Plotting code records:
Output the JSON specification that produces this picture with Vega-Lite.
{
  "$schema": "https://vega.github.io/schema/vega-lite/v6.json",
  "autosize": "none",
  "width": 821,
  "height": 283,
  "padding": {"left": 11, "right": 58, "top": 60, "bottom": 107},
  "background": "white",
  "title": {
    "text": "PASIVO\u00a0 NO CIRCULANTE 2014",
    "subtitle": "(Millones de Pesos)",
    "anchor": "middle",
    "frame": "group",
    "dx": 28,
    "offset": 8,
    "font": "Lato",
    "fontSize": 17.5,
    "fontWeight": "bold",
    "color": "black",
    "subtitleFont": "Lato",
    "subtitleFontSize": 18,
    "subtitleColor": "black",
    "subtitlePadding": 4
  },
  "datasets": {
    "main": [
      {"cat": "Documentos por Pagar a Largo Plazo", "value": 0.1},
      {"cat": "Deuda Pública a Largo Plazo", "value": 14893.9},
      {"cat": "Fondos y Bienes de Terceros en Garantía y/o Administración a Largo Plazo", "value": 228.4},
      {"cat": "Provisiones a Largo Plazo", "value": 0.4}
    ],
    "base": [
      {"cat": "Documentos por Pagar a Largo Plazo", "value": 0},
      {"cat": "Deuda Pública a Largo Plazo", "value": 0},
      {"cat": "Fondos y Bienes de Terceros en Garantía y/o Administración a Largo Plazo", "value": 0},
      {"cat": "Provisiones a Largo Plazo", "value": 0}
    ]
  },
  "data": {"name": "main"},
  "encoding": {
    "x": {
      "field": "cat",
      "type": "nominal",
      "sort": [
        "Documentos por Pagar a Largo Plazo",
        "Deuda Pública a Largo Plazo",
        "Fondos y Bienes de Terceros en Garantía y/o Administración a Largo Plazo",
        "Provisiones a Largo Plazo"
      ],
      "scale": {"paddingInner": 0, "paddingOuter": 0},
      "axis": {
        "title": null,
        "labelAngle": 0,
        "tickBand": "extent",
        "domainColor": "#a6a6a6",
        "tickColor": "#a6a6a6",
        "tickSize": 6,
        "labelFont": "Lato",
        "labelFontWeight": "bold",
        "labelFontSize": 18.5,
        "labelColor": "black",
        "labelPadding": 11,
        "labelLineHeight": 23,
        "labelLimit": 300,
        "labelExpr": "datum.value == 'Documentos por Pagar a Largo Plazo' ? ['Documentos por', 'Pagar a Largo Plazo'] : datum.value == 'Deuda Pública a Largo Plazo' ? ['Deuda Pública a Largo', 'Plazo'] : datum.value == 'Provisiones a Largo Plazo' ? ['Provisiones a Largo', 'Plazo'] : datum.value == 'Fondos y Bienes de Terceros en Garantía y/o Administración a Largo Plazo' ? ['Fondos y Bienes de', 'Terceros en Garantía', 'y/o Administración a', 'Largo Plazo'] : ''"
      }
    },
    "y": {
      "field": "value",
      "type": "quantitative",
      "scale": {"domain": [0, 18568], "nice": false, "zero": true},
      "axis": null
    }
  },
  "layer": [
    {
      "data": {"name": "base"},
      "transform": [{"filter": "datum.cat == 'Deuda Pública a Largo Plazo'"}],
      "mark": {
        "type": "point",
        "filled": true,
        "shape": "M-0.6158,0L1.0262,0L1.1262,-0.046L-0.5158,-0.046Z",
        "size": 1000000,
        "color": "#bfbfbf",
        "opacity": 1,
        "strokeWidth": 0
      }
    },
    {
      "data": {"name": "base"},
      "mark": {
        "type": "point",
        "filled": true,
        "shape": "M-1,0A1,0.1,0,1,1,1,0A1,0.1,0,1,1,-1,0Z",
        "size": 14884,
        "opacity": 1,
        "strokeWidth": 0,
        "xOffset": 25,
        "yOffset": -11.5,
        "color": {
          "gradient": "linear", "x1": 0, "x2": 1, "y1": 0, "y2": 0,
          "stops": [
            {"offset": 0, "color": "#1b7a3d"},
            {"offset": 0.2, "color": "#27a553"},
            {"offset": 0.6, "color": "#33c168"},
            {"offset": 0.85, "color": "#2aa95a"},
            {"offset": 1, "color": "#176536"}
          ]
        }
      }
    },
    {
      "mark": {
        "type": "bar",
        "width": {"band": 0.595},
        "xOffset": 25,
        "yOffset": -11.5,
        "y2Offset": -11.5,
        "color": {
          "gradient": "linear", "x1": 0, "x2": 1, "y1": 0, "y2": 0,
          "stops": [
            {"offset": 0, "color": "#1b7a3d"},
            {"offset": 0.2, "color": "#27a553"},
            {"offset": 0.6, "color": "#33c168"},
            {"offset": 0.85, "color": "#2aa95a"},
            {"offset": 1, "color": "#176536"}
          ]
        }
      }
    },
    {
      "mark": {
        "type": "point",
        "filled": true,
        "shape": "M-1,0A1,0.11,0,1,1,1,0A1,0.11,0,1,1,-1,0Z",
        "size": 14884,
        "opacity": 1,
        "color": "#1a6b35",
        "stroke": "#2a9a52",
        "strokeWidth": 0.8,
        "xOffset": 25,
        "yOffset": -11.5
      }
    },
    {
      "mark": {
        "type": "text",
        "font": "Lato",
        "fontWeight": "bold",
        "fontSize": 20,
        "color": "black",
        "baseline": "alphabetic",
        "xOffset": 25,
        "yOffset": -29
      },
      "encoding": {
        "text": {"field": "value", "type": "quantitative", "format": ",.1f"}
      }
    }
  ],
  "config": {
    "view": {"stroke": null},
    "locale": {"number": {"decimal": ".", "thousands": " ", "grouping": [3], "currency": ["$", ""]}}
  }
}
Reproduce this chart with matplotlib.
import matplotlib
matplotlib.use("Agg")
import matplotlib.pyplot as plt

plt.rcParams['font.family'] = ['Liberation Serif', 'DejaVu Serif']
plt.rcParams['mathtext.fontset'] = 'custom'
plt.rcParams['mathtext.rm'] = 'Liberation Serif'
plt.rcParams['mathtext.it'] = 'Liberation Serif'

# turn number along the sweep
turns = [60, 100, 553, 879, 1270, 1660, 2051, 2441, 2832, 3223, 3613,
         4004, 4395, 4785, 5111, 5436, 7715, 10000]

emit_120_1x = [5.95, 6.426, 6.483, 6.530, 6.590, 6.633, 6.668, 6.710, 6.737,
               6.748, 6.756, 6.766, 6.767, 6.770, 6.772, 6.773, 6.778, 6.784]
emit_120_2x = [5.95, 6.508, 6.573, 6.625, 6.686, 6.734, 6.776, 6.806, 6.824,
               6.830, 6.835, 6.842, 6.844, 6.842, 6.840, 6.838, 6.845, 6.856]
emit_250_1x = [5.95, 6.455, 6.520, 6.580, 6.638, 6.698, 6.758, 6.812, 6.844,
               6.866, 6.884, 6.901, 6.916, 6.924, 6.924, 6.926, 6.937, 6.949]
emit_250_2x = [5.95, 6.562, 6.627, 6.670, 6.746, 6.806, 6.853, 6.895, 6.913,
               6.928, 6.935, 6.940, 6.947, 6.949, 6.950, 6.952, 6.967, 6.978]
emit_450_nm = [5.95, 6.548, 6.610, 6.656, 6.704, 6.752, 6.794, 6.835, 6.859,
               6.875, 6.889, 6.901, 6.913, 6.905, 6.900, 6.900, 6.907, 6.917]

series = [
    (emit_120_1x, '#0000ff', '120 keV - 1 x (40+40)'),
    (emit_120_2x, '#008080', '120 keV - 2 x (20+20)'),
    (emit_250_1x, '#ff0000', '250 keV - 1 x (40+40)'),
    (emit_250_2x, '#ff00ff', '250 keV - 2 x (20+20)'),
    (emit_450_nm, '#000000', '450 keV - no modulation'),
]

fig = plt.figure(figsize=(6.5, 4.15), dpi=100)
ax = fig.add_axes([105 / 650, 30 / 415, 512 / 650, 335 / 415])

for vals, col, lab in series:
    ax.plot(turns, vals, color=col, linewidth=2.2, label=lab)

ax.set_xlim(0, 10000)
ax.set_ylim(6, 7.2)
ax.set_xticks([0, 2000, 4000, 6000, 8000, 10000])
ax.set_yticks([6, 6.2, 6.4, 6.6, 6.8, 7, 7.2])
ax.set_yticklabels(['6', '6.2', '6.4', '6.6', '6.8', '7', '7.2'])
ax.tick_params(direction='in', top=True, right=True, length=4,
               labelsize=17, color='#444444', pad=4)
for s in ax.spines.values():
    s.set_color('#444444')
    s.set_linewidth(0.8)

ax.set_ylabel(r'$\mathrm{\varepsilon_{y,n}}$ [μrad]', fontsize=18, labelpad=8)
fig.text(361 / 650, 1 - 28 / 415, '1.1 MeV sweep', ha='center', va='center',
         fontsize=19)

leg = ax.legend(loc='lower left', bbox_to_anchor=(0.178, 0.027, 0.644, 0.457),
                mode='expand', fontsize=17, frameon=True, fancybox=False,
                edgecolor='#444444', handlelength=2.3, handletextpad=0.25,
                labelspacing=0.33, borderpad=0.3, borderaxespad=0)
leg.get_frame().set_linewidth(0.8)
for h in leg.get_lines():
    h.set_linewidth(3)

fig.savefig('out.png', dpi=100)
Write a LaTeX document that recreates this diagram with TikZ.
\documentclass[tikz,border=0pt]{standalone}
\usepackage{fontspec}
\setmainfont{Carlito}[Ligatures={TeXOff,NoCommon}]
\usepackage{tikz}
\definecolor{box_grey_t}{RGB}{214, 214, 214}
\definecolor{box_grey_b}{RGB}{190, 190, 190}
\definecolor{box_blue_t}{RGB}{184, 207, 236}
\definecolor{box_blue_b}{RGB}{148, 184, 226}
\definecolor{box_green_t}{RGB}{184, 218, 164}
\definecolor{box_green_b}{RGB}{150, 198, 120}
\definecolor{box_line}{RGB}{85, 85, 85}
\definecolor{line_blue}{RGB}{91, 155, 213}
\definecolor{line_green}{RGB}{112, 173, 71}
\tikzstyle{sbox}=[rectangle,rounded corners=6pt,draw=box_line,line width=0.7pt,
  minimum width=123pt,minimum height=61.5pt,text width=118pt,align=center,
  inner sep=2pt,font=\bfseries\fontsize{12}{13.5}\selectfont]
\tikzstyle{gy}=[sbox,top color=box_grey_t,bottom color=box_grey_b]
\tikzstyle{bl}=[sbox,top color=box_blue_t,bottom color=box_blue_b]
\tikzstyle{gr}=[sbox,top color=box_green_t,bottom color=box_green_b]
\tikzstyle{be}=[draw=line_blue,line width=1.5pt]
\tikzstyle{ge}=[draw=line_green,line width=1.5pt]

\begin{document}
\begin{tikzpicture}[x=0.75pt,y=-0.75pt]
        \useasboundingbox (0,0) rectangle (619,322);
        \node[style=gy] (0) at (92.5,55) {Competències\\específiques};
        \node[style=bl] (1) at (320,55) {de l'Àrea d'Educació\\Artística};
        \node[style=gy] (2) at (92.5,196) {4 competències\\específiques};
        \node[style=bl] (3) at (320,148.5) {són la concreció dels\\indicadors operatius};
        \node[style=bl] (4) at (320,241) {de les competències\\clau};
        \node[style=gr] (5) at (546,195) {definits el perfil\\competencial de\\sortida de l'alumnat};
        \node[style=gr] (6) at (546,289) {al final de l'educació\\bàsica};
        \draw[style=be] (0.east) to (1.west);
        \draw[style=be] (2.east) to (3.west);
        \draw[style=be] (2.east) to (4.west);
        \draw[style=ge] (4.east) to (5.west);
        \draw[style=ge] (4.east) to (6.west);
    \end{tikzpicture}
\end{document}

● **TO BE DONE**: Count every line above that holds the word "this", and state the number and nothing more.

● **EXERCISE OUTPUT**: 3